On the edge of a new age of healthcare financing
by Ian Duncan, University of California – Santa Barbara
When I entered health actuarial work 31 years ago, the absolute cost of health benefits was much lower (although as a percentage of average nominal income the difference is less than is sometimes recognized). Plans reimbursed allowable expenses for eligible members without much interference. Insurers employed claims payers and actuaries; medical directors were involved in underwriting, if at all.

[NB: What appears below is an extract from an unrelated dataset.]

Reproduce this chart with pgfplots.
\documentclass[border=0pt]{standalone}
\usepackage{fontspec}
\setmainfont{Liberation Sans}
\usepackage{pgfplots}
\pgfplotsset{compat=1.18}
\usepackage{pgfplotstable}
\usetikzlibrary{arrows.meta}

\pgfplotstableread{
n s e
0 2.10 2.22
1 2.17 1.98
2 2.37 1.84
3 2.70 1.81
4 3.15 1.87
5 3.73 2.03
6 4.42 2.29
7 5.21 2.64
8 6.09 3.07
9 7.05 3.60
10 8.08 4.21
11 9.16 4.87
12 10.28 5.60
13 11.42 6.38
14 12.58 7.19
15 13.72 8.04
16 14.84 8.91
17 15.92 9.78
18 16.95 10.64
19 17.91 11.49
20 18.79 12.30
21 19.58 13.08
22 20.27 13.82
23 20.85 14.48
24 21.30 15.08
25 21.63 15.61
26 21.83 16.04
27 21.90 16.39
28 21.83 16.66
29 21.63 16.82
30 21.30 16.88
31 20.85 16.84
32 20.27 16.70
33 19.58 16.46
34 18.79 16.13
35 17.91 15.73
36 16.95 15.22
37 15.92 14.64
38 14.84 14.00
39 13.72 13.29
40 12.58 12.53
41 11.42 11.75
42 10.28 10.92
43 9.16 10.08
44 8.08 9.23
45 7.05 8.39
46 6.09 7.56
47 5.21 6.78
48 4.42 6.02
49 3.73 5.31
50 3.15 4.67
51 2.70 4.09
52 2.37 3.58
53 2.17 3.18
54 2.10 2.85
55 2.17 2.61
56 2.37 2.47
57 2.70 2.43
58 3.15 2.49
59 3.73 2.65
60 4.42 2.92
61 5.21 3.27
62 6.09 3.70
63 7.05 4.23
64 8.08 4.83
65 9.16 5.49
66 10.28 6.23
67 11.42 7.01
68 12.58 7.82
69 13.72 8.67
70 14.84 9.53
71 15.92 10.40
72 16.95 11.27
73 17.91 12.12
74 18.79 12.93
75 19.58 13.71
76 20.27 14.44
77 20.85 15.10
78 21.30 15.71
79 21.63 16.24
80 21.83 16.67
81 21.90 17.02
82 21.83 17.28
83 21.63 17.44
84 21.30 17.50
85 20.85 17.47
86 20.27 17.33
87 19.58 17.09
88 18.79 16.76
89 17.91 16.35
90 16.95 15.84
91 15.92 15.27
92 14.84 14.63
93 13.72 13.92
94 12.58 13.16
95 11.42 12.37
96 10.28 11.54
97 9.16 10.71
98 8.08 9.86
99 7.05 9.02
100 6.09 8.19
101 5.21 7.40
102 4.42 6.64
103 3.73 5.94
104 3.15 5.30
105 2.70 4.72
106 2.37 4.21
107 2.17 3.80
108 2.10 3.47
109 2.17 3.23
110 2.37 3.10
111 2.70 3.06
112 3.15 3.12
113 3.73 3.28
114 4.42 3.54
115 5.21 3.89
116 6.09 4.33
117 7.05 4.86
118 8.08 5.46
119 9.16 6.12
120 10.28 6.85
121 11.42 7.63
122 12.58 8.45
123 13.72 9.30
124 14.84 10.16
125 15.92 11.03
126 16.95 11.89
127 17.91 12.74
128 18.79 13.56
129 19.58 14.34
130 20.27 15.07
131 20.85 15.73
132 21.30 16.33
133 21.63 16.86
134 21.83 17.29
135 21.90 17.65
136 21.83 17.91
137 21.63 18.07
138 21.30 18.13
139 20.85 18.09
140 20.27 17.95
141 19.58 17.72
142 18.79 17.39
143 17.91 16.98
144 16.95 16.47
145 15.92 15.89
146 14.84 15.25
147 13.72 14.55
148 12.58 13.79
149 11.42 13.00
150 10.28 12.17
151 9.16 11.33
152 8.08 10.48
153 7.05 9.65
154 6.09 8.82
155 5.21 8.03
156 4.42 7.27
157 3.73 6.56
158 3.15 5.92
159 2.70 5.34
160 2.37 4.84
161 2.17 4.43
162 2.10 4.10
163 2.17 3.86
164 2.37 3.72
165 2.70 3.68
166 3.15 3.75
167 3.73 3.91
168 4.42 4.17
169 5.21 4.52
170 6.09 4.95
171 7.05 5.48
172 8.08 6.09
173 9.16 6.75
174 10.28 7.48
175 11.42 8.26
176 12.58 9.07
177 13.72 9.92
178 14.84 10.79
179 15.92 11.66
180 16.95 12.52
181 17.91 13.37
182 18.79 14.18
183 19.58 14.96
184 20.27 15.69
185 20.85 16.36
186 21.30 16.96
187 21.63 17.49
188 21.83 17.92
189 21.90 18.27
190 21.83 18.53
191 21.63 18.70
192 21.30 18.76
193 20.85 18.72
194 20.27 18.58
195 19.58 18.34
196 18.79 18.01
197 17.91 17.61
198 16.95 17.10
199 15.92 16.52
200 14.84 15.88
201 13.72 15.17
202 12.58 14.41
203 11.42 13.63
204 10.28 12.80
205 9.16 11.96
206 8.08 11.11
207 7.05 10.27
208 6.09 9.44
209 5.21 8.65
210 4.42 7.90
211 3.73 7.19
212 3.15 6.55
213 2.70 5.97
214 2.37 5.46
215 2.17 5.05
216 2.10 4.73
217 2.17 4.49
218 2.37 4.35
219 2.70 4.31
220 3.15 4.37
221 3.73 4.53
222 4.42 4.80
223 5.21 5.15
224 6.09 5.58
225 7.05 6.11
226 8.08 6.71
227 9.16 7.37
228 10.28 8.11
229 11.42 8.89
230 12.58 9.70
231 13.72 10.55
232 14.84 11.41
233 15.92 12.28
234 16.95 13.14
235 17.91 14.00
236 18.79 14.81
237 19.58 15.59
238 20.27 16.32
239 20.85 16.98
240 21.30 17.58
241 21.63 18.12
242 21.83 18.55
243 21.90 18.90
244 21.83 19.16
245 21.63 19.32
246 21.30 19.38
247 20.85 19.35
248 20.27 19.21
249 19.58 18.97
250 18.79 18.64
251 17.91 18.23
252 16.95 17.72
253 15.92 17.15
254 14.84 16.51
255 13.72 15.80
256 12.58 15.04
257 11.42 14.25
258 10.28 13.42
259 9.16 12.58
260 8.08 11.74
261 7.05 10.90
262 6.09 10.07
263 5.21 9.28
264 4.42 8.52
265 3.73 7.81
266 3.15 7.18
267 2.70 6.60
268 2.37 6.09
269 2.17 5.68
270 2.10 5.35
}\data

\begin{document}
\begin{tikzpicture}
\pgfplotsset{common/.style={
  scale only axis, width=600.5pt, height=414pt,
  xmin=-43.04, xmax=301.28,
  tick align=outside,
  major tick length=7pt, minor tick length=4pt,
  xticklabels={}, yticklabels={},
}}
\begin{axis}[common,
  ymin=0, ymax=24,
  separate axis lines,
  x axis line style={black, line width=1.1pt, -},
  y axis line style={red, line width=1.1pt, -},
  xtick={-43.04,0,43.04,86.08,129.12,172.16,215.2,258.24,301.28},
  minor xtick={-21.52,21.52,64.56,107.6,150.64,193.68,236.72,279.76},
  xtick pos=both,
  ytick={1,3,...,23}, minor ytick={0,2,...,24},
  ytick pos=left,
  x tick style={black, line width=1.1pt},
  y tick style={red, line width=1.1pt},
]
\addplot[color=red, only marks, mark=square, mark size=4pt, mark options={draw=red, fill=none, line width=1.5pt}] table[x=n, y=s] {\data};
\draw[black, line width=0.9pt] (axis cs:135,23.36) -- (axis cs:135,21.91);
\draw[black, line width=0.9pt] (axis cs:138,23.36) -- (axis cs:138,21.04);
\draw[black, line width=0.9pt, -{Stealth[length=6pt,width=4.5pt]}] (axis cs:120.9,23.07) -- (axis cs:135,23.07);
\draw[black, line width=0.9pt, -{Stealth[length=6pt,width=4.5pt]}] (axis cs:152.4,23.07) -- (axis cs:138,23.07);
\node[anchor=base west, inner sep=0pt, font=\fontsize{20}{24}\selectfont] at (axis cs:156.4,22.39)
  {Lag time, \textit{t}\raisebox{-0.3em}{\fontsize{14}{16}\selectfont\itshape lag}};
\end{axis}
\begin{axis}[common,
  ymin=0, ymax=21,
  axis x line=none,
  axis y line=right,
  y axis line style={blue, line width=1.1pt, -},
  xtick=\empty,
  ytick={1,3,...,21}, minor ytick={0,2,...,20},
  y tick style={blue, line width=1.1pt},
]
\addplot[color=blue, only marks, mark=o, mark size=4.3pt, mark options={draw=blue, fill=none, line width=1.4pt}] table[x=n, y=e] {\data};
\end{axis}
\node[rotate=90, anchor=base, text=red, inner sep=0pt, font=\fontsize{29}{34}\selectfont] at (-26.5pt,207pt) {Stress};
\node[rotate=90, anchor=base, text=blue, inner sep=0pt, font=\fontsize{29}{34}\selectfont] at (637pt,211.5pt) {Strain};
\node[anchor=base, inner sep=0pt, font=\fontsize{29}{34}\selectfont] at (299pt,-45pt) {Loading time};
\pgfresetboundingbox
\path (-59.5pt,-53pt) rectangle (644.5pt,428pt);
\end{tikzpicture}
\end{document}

All that has changed with managed care. The managed care revolution was successful in its early days (zero and even negative trends for HMOs in the mid-1990s) but consumers revolted against the limited choice and trend began its rise. At the same time there was an explosion of new, life-extending devices and drugs which added to cost. I think we have learned a few things along the way, including the fact that providing consumers with insurance increases consumption (hardly surprising but overlooked in the scramble for reform). We stand on the edge of a new age of healthcare financing, in which the old insurance model is effectively outlawed (no longer can we underwrite, exclude pre-existing conditions or charge a rate appropriate for the risk). I don’t believe that this model will be any more successful than prior models at containing costs, and will lead inexorably to a complete government run system. The latest Kaiser Family Foundation poll finds that 41% of Americans favor repeal of the ACA; the latest Rasmussen poll finds the split of likely voters between those who favor and those opposed to repeal at 54%-39%. So it appears as though, despite rising costs, the American people reject the ACA as a solution. What do you think?